The plot of Empire State is hard to describe, as is the novel itself; secondary-world noir, perhaps, is the best descriptor, but the plot has little content beyond explaining that.  Essentially, a murder investigation spirals out into a huge, world-shaking set of overlapping, and ill-explained, events and plots which are variously misconceived, hidden, or underexplained and driven only by dei ex machinae heaped on top of each other until the whole edifice creaks and crumbles with each rapid-fire twist and turn; that's when the broken story-telling style doesn't end up with events happening backwards or sideways, or with the disjointed narrative leaping around without any real sense of what's happening or clarity.  The consistency of the problem is disturbing, and really makes this a hard novel to read.

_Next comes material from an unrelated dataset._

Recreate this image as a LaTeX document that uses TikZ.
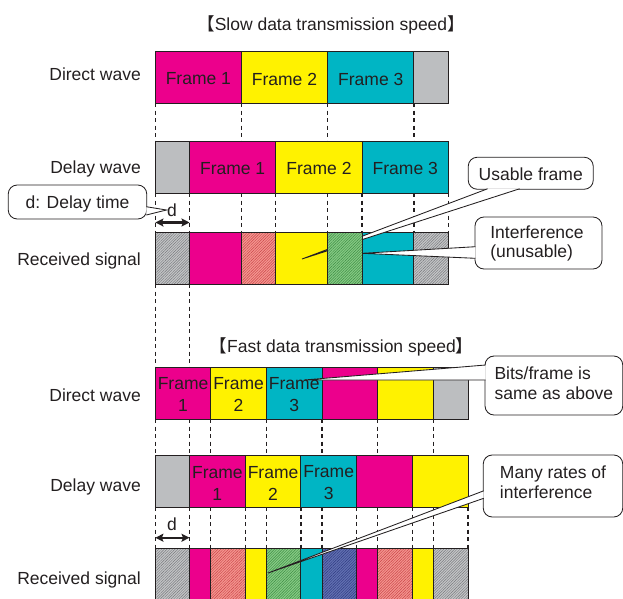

The characters are just as bad; from Rad Bradley, our main character, down, every single individual in Empire State is consistent only in their one-dimensionality and cod mysteriousness.  I say cod, because that mysteriousness really isn't terribly well conveyed; instead of making characters mysteries, Christopher instead uses statements that go nowhere, false trails that avoid conclusion and aren't actually followed up on, and on many an occasion, a musing of Bradley's that just is dropped as soon as plot or convenience demand and allow.  Rather than constructing a noirish and strange-yet-mundane world, Christopher's efforts in Empire State actually combine to create a confused, and indeed confusing, mess of characters and plot; we have no clear-cut clarity, except where we're having information fed to us in a rather constrained and over-basic manner.

I'd really like to have enjoyed Empire State, and Christopher's attempts to bring in superhero and noir to his work looked like they could have been fascinating; but in the end this novel just spends far too long trying to be mysterious, and not enough time being, well, anything.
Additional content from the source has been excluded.